··· Information shown ···

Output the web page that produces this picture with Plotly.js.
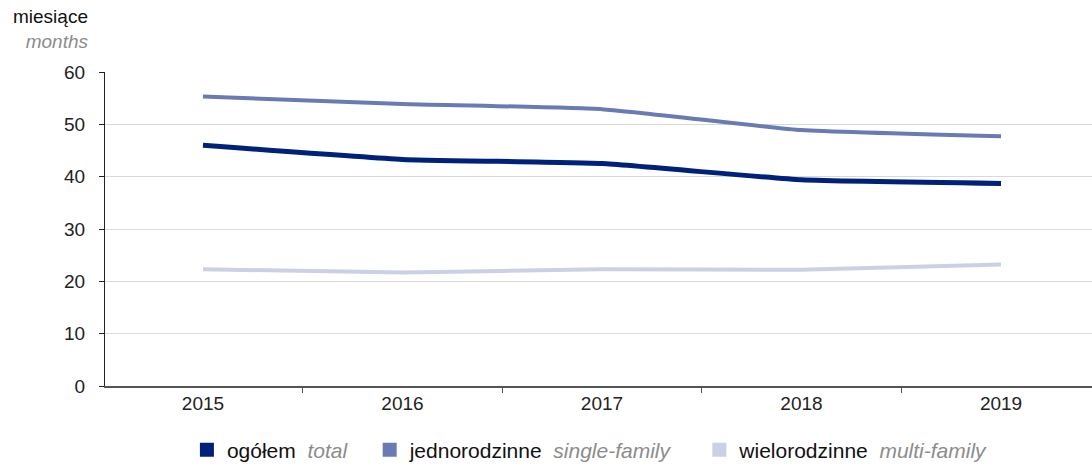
<!DOCTYPE html>
<html>
<head>
<meta charset="utf-8">
<script src="https://cdn.plot.ly/plotly-3.0.1.min.js"></script>
<style>
  html, body { margin: 0; padding: 0; background: #fff; }
  #chart { width: 1092px; height: 465px; }
</style>
</head>
<body>
<div id="chart"></div>
<script>
const years = ['2015', '2016', '2017', '2018', '2019'];
const total = [46.0, 43.3, 42.5, 39.4, 38.7];
const singleFamily = [55.3, 53.9, 52.9, 48.9, 47.7];
const multiFamily = [22.3, 21.7, 22.3, 22.2, 23.2];

const seriesNames = [
  'ogółem&nbsp;&nbsp;<i><span style="color:#8c8c8c">total</span></i>&nbsp;&nbsp;&nbsp;',
  'jednorodzinne&nbsp;&nbsp;<i><span style="color:#8c8c8c">single-family</span></i>&nbsp;&nbsp;&nbsp;&nbsp;',
  'wielorodzinne&nbsp;&nbsp;<i><span style="color:#8c8c8c">multi-family</span></i>'
];
const seriesColors = ['#00217a', '#6a7bb4', '#cbd0e5'];
const seriesWidths = [5, 4, 4];
const seriesValues = [total, singleFamily, multiFamily];

const traces = [];
[2, 1, 0].forEach(i => {
  traces.push({
    type: 'scatter', mode: 'lines', x: years, y: seriesValues[i],
    line: { color: seriesColors[i], width: seriesWidths[i], shape: 'spline', smoothing: 0.4 },
    showlegend: false, hoverinfo: 'skip'
  });
});
[0, 1, 2].forEach(i => {
  traces.push({
    type: 'scatter', mode: 'markers', x: [null], y: [null],
    name: seriesNames[i],
    marker: { symbol: 'square', size: 14, color: seriesColors[i] },
    showlegend: true
  });
});

const layout = {
  width: 1092, height: 465,
  margin: { l: 105, r: 0, t: 72, b: 79, autoexpand: false },
  paper_bgcolor: '#ffffff', plot_bgcolor: '#ffffff',
  font: { family: 'Liberation Sans, Arial, sans-serif', size: 19, color: '#222' },
  showlegend: true,
  legend: {
    orientation: 'h', xref: 'paper', x: 0.083, yref: 'paper', y: -0.204, yanchor: 'middle',
    font: { size: 21, color: '#111' }, itemwidth: 30, tracegroupgap: 0,
    traceorder: 'normal', bgcolor: 'rgba(0,0,0,0)'
  },
  xaxis: {
    type: 'category', range: [-0.491, 4.456],
    showgrid: false, zeroline: false,
    showline: true, linecolor: '#555', linewidth: 1.5,
    ticks: 'outside', tickson: 'boundaries', ticklen: 5, tickcolor: '#555',
    tickfont: { size: 19, color: '#222' }, fixedrange: true
  },
  yaxis: {
    range: [0, 60], dtick: 10, showgrid: true, gridcolor: '#d9d9d9', gridwidth: 1,
    zeroline: false, showline: true, linecolor: '#222', linewidth: 1,
    ticks: 'outside', ticklen: 5, tickcolor: '#222', ticklabelstandoff: 10,
    tickfont: { size: 19, color: '#222' }, fixedrange: true
  },
  annotations: [{
    xref: 'paper', yref: 'paper', x: 0, y: 1, xanchor: 'right', yanchor: 'bottom',
    xshift: -15, yshift: 18, align: 'right', showarrow: false,
    text: 'miesiące<br><i><span style="color:#8c8c8c">months</span></i>',
    font: { size: 19, color: '#111' }
  }]
};

Plotly.newPlot('chart', traces, layout, { displayModeBar: false, staticPlot: true });
</script>
</body>
</html>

···

_Exercise goal_: Every line of the data should be copied as it stands, without the images.

_Task response_:
Output the web page that produces this picture with Plotly.js.
<!DOCTYPE html>
<html>
<head>
<meta charset="utf-8">
<script src="https://cdn.plot.ly/plotly-3.0.1.min.js"></script>
<style>
  html, body { margin: 0; padding: 0; background: #fff; }
  #chart { width: 1092px; height: 465px; }
</style>
</head>
<body>
<div id="chart"></div>
<script>
const years = ['2015', '2016', '2017', '2018', '2019'];
const total = [46.0, 43.3, 42.5, 39.4, 38.7];
const singleFamily = [55.3, 53.9, 52.9, 48.9, 47.7];
const multiFamily = [22.3, 21.7, 22.3, 22.2, 23.2];

const seriesNames = [
  'ogółem&nbsp;&nbsp;<i><span style="color:#8c8c8c">total</span></i>&nbsp;&nbsp;&nbsp;',
  'jednorodzinne&nbsp;&nbsp;<i><span style="color:#8c8c8c">single-family</span></i>&nbsp;&nbsp;&nbsp;&nbsp;',
  'wielorodzinne&nbsp;&nbsp;<i><span style="color:#8c8c8c">multi-family</span></i>'
];
const seriesColors = ['#00217a', '#6a7bb4', '#cbd0e5'];
const seriesWidths = [5, 4, 4];
const seriesValues = [total, singleFamily, multiFamily];

const traces = [];
[2, 1, 0].forEach(i => {
  traces.push({
    type: 'scatter', mode: 'lines', x: years, y: seriesValues[i],
    line: { color: seriesColors[i], width: seriesWidths[i], shape: 'spline', smoothing: 0.4 },
    showlegend: false, hoverinfo: 'skip'
  });
});
[0, 1, 2].forEach(i => {
  traces.push({
    type: 'scatter', mode: 'markers', x: [null], y: [null],
    name: seriesNames[i],
    marker: { symbol: 'square', size: 14, color: seriesColors[i] },
    showlegend: true
  });
});

const layout = {
  width: 1092, height: 465,
  margin: { l: 105, r: 0, t: 72, b: 79, autoexpand: false },
  paper_bgcolor: '#ffffff', plot_bgcolor: '#ffffff',
  font: { family: 'Liberation Sans, Arial, sans-serif', size: 19, color: '#222' },
  showlegend: true,
  legend: {
    orientation: 'h', xref: 'paper', x: 0.083, yref: 'paper', y: -0.204, yanchor: 'middle',
    font: { size: 21, color: '#111' }, itemwidth: 30, tracegroupgap: 0,
    traceorder: 'normal', bgcolor: 'rgba(0,0,0,0)'
  },
  xaxis: {
    type: 'category', range: [-0.491, 4.456],
    showgrid: false, zeroline: false,
    showline: true, linecolor: '#555', linewidth: 1.5,
    ticks: 'outside', tickson: 'boundaries', ticklen: 5, tickcolor: '#555',
    tickfont: { size: 19, color: '#222' }, fixedrange: true
  },
  yaxis: {
    range: [0, 60], dtick: 10, showgrid: true, gridcolor: '#d9d9d9', gridwidth: 1,
    zeroline: false, showline: true, linecolor: '#222', linewidth: 1,
    ticks: 'outside', ticklen: 5, tickcolor: '#222', ticklabelstandoff: 10,
    tickfont: { size: 19, color: '#222' }, fixedrange: true
  },
  annotations: [{
    xref: 'paper', yref: 'paper', x: 0, y: 1, xanchor: 'right', yanchor: 'bottom',
    xshift: -15, yshift: 18, align: 'right', showarrow: false,
    text: 'miesiące<br><i><span style="color:#8c8c8c">months</span></i>',
    font: { size: 19, color: '#111' }
  }]
};

Plotly.newPlot('chart', traces, layout, { displayModeBar: false, staticPlot: true });
</script>
</body>
</html>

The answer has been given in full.